--- Given data ---

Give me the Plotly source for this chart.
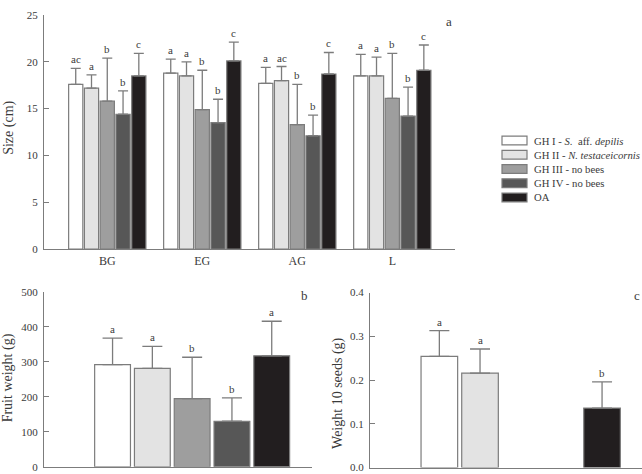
import plotly.graph_objects as go

# ---------------- data ----------------
categories = ["BG", "EG", "AG", "L"]
series_names = ["GH I - <i>S.</i>  aff. <i>depilis</i>",
                "GH II - <i>N. testaceicornis</i>",
                "GH III - no bees",
                "GH IV - no bees",
                "OA"]
colors = ["#ffffff", "#e3e3e3", "#9e9e9e", "#575757", "#221e1f"]

# Panel a: size (cm), mean and SD per group
size_gh1 = [17.6, 18.8, 17.7, 18.5]
size_gh2 = [17.2, 18.5, 18.0, 18.5]
size_gh3 = [15.8, 14.9, 13.3, 16.1]
size_gh4 = [14.4, 13.5, 12.1, 14.2]
size_oa = [18.5, 20.1, 18.7, 19.1]
size_sd_gh1 = [1.7, 1.5, 1.7, 2.3]
size_sd_gh2 = [1.4, 1.5, 1.5, 2.0]
size_sd_gh3 = [4.6, 4.2, 4.3, 4.8]
size_sd_gh4 = [2.5, 2.5, 2.2, 3.1]
size_sd_oa = [2.4, 2.0, 2.3, 2.7]
size_letters_gh1 = ["ac", "a", "a", "a"]
size_letters_gh2 = ["a", "a", "ac", "a"]
size_letters_gh3 = ["b", "b", "b", "b"]
size_letters_gh4 = ["b", "b", "b", "b"]
size_letters_oa = ["c", "c", "c", "c"]

# Panel b: fruit weight (g)
fruit_means = [292, 281, 195, 130, 317]
fruit_sd = [76, 63, 118, 67, 99]
fruit_letters = ["a", "a", "b", "b", "a"]

# Panel c: weight of 10 seeds (g)
seed_means = [0.254, 0.216, None, None, 0.136]
seed_sd = [0.059, 0.055, None, None, 0.060]
seed_letters = ["a", "a", "", "", "b"]

size_ticks = [0, 5, 10, 15, 20, 25]
fruit_ticks = [0, 100, 200, 300, 400, 500]
seed_ticks = [0.0, 0.1, 0.2, 0.3, 0.4]

# ---------------- styling ----------------
FONT = "Liberation Serif"
TXT = "#3a3a3a"
LINE = "#7c7c7c"
W, H = 642, 474
BARGAP = 0.17
N = len(series_names)

size_means = [size_gh1, size_gh2, size_gh3, size_gh4, size_oa]
size_sds = [size_sd_gh1, size_sd_gh2, size_sd_gh3, size_sd_gh4, size_sd_oa]
size_letters = [size_letters_gh1, size_letters_gh2, size_letters_gh3,
                size_letters_gh4, size_letters_oa]

fig = go.Figure()

def err(sd_list):
    return dict(type="data", symmetric=False, array=sd_list,
                arrayminus=[0 if v is not None else None for v in sd_list],
                color=LINE, thickness=1.3)

for i in range(N):
    e = err(size_sds[i]); e["width"] = 5
    fig.add_trace(go.Bar(x=categories, y=size_means[i], name=series_names[i],
                         marker=dict(color=colors[i], line=dict(color=LINE, width=1.2)),
                         error_y=e, xaxis="x", yaxis="y", showlegend=False))

for i in range(N):
    e = err([fruit_sd[i]]); e["width"] = 10
    fig.add_trace(go.Bar(x=["fruit"], y=[fruit_means[i]], name=series_names[i],
                         marker=dict(color=colors[i], line=dict(color=LINE, width=1.2)),
                         error_y=e, xaxis="x2", yaxis="y2", showlegend=False))

for i in range(N):
    e = err([seed_sd[i]]); e["width"] = 10
    fig.add_trace(go.Bar(x=["seeds"], y=[seed_means[i]], name=series_names[i],
                         marker=dict(color=colors[i], line=dict(color=LINE, width=1.2)),
                         error_y=e, xaxis="x3", yaxis="y3", showlegend=False))

annotations = []
slot = (1 - BARGAP) / N

def letter(xref, yref, x, y, t):
    annotations.append(dict(x=x, y=y, xref=xref, yref=yref, text=t, showarrow=False,
                            yanchor="bottom", yshift=1,
                            font=dict(family=FONT, size=11, color=TXT)))

for i in range(N):
    for j in range(len(categories)):
        letter("x", "y", j + (i - (N - 1) / 2) * slot,
               size_means[i][j] + size_sds[i][j], size_letters[i][j])
    letter("x2", "y2", (i - (N - 1) / 2) * slot, fruit_means[i] + fruit_sd[i], fruit_letters[i])
    if seed_means[i] is not None:
        letter("x3", "y3", (i - (N - 1) / 2) * slot, seed_means[i] + seed_sd[i], seed_letters[i])

# panel labels
for t, px, py in [("a", 449, 16), ("b", 304, 297), ("c", 637, 297)]:
    annotations.append(dict(x=px / W, y=1 - py / H, xref="paper", yref="paper", text=t,
                            showarrow=False, xanchor="center", yanchor="middle",
                            font=dict(family=FONT, size=13, color=TXT)))

# axis titles
for t, px, py in [("Size (cm)", 9, 125), ("Fruit weight (g)", 8, 382),
                  ("Weight 10 seeds (g)", 338, 397)]:
    annotations.append(dict(x=px / W, y=1 - py / H, xref="paper", yref="paper", text=t,
                            showarrow=False, textangle=-90, xanchor="center",
                            yanchor="middle", font=dict(family=FONT, size=14, color=TXT)))

# custom legend
shapes = []
for i in range(N):
    cy = 138 + 14.6 * i
    shapes.append(dict(type="rect", xref="paper", yref="paper",
                       x0=502 / W, x1=527 / W, y0=1 - (cy + 4.5) / H, y1=1 - (cy - 4.5) / H,
                       fillcolor=colors[i], line=dict(color=LINE, width=1.2)))
    annotations.append(dict(x=532 / W, y=1 - cy / H, xref="paper", yref="paper",
                            text=series_names[i], showarrow=False, xanchor="left",
                            yanchor="middle", font=dict(family=FONT, size=10.7, color=TXT)))

yax_common = dict(showline=True, linecolor=LINE, linewidth=1.3, ticks="inside",
                  ticklen=5, tickcolor=LINE, tickwidth=1.3, showgrid=False, zeroline=False,
                  tickfont=dict(family=FONT, size=11, color=TXT), ticklabelstandoff=3)
xax_common = dict(showline=True, linecolor=LINE, linewidth=1.3, ticks="",
                  showgrid=False, zeroline=False, type="category",
                  tickfont=dict(family=FONT, size=12, color=TXT))

fig.update_layout(
    width=W, height=H, margin=dict(l=0, r=0, t=0, b=0),
    paper_bgcolor="white", plot_bgcolor="white",
    barmode="group", bargap=BARGAP, bargroupgap=0.1,
    showlegend=False,
    xaxis=dict(**xax_common, domain=[44 / W, 455 / W], range=[-0.666, 3.66], anchor="y"),
    yaxis=dict(**yax_common, domain=[1 - 249.3 / H, 1 - 9.3 / H], range=[0, 25],
               tickvals=size_ticks, anchor="x"),
    xaxis2=dict(**xax_common, domain=[44 / W, 312 / W], range=[-0.618, 0.5], anchor="y2",
                showticklabels=False),
    yaxis2=dict(**yax_common, domain=[1 - 472.7 / H, 1 - 293.3 / H], range=[0, 500],
                tickvals=fruit_ticks, anchor="x2"),
    xaxis3=dict(**xax_common, domain=[370 / W, 1.0], range=[-0.615, 0.495], anchor="y3",
                showticklabels=False),
    yaxis3=dict(**yax_common, domain=[1 - 473.5 / H, 1 - 294 / H], range=[0, 0.4],
                tickvals=seed_ticks, tickformat=".1f", anchor="x3"),
    annotations=annotations, shapes=shapes,
)

fig.write_html("out.html")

---

Stated task:
Working from the lines above, reproduce the material exactly and exclude its pictures.

Output of the exercise:
Give me the Plotly source for this chart.
import plotly.graph_objects as go

# ---------------- data ----------------
categories = ["BG", "EG", "AG", "L"]
series_names = ["GH I - <i>S.</i>  aff. <i>depilis</i>",
                "GH II - <i>N. testaceicornis</i>",
                "GH III - no bees",
                "GH IV - no bees",
                "OA"]
colors = ["#ffffff", "#e3e3e3", "#9e9e9e", "#575757", "#221e1f"]

# Panel a: size (cm), mean and SD per group
size_gh1 = [17.6, 18.8, 17.7, 18.5]
size_gh2 = [17.2, 18.5, 18.0, 18.5]
size_gh3 = [15.8, 14.9, 13.3, 16.1]
size_gh4 = [14.4, 13.5, 12.1, 14.2]
size_oa = [18.5, 20.1, 18.7, 19.1]
size_sd_gh1 = [1.7, 1.5, 1.7, 2.3]
size_sd_gh2 = [1.4, 1.5, 1.5, 2.0]
size_sd_gh3 = [4.6, 4.2, 4.3, 4.8]
size_sd_gh4 = [2.5, 2.5, 2.2, 3.1]
size_sd_oa = [2.4, 2.0, 2.3, 2.7]
size_letters_gh1 = ["ac", "a", "a", "a"]
size_letters_gh2 = ["a", "a", "ac", "a"]
size_letters_gh3 = ["b", "b", "b", "b"]
size_letters_gh4 = ["b", "b", "b", "b"]
size_letters_oa = ["c", "c", "c", "c"]

# Panel b: fruit weight (g)
fruit_means = [292, 281, 195, 130, 317]
fruit_sd = [76, 63, 118, 67, 99]
fruit_letters = ["a", "a", "b", "b", "a"]

# Panel c: weight of 10 seeds (g)
seed_means = [0.254, 0.216, None, None, 0.136]
seed_sd = [0.059, 0.055, None, None, 0.060]
seed_letters = ["a", "a", "", "", "b"]

size_ticks = [0, 5, 10, 15, 20, 25]
fruit_ticks = [0, 100, 200, 300, 400, 500]
seed_ticks = [0.0, 0.1, 0.2, 0.3, 0.4]

# ---------------- styling ----------------
FONT = "Liberation Serif"
TXT = "#3a3a3a"
LINE = "#7c7c7c"
W, H = 642, 474
BARGAP = 0.17
N = len(series_names)

size_means = [size_gh1, size_gh2, size_gh3, size_gh4, size_oa]
size_sds = [size_sd_gh1, size_sd_gh2, size_sd_gh3, size_sd_gh4, size_sd_oa]
size_letters = [size_letters_gh1, size_letters_gh2, size_letters_gh3,
                size_letters_gh4, size_letters_oa]

fig = go.Figure()

def err(sd_list):
    return dict(type="data", symmetric=False, array=sd_list,
                arrayminus=[0 if v is not None else None for v in sd_list],
                color=LINE, thickness=1.3)

for i in range(N):
    e = err(size_sds[i]); e["width"] = 5
    fig.add_trace(go.Bar(x=categories, y=size_means[i], name=series_names[i],
                         marker=dict(color=colors[i], line=dict(color=LINE, width=1.2)),
                         error_y=e, xaxis="x", yaxis="y", showlegend=False))

for i in range(N):
    e = err([fruit_sd[i]]); e["width"] = 10
    fig.add_trace(go.Bar(x=["fruit"], y=[fruit_means[i]], name=series_names[i],
                         marker=dict(color=colors[i], line=dict(color=LINE, width=1.2)),
                         error_y=e, xaxis="x2", yaxis="y2", showlegend=False))

for i in range(N):
    e = err([seed_sd[i]]); e["width"] = 10
    fig.add_trace(go.Bar(x=["seeds"], y=[seed_means[i]], name=series_names[i],
                         marker=dict(color=colors[i], line=dict(color=LINE, width=1.2)),
                         error_y=e, xaxis="x3", yaxis="y3", showlegend=False))

annotations = []
slot = (1 - BARGAP) / N

def letter(xref, yref, x, y, t):
    annotations.append(dict(x=x, y=y, xref=xref, yref=yref, text=t, showarrow=False,
                            yanchor="bottom", yshift=1,
                            font=dict(family=FONT, size=11, color=TXT)))

for i in range(N):
    for j in range(len(categories)):
        letter("x", "y", j + (i - (N - 1) / 2) * slot,
               size_means[i][j] + size_sds[i][j], size_letters[i][j])
    letter("x2", "y2", (i - (N - 1) / 2) * slot, fruit_means[i] + fruit_sd[i], fruit_letters[i])
    if seed_means[i] is not None:
        letter("x3", "y3", (i - (N - 1) / 2) * slot, seed_means[i] + seed_sd[i], seed_letters[i])

# panel labels
for t, px, py in [("a", 449, 16), ("b", 304, 297), ("c", 637, 297)]:
    annotations.append(dict(x=px / W, y=1 - py / H, xref="paper", yref="paper", text=t,
                            showarrow=False, xanchor="center", yanchor="middle",
                            font=dict(family=FONT, size=13, color=TXT)))

# axis titles
for t, px, py in [("Size (cm)", 9, 125), ("Fruit weight (g)", 8, 382),
                  ("Weight 10 seeds (g)", 338, 397)]:
    annotations.append(dict(x=px / W, y=1 - py / H, xref="paper", yref="paper", text=t,
                            showarrow=False, textangle=-90, xanchor="center",
                            yanchor="middle", font=dict(family=FONT, size=14, color=TXT)))

# custom legend
shapes = []
for i in range(N):
    cy = 138 + 14.6 * i
    shapes.append(dict(type="rect", xref="paper", yref="paper",
                       x0=502 / W, x1=527 / W, y0=1 - (cy + 4.5) / H, y1=1 - (cy - 4.5) / H,
                       fillcolor=colors[i], line=dict(color=LINE, width=1.2)))
    annotations.append(dict(x=532 / W, y=1 - cy / H, xref="paper", yref="paper",
                            text=series_names[i], showarrow=False, xanchor="left",
                            yanchor="middle", font=dict(family=FONT, size=10.7, color=TXT)))

yax_common = dict(showline=True, linecolor=LINE, linewidth=1.3, ticks="inside",
                  ticklen=5, tickcolor=LINE, tickwidth=1.3, showgrid=False, zeroline=False,
                  tickfont=dict(family=FONT, size=11, color=TXT), ticklabelstandoff=3)
xax_common = dict(showline=True, linecolor=LINE, linewidth=1.3, ticks="",
                  showgrid=False, zeroline=False, type="category",
                  tickfont=dict(family=FONT, size=12, color=TXT))

fig.update_layout(
    width=W, height=H, margin=dict(l=0, r=0, t=0, b=0),
    paper_bgcolor="white", plot_bgcolor="white",
    barmode="group", bargap=BARGAP, bargroupgap=0.1,
    showlegend=False,
    xaxis=dict(**xax_common, domain=[44 / W, 455 / W], range=[-0.666, 3.66], anchor="y"),
    yaxis=dict(**yax_common, domain=[1 - 249.3 / H, 1 - 9.3 / H], range=[0, 25],
               tickvals=size_ticks, anchor="x"),
    xaxis2=dict(**xax_common, domain=[44 / W, 312 / W], range=[-0.618, 0.5], anchor="y2",
                showticklabels=False),
    yaxis2=dict(**yax_common, domain=[1 - 472.7 / H, 1 - 293.3 / H], range=[0, 500],
                tickvals=fruit_ticks, anchor="x2"),
    xaxis3=dict(**xax_common, domain=[370 / W, 1.0], range=[-0.615, 0.495], anchor="y3",
                showticklabels=False),
    yaxis3=dict(**yax_common, domain=[1 - 473.5 / H, 1 - 294 / H], range=[0, 0.4],
                tickvals=seed_ticks, tickformat=".1f", anchor="x3"),
    annotations=annotations, shapes=shapes,
)

fig.write_html("out.html")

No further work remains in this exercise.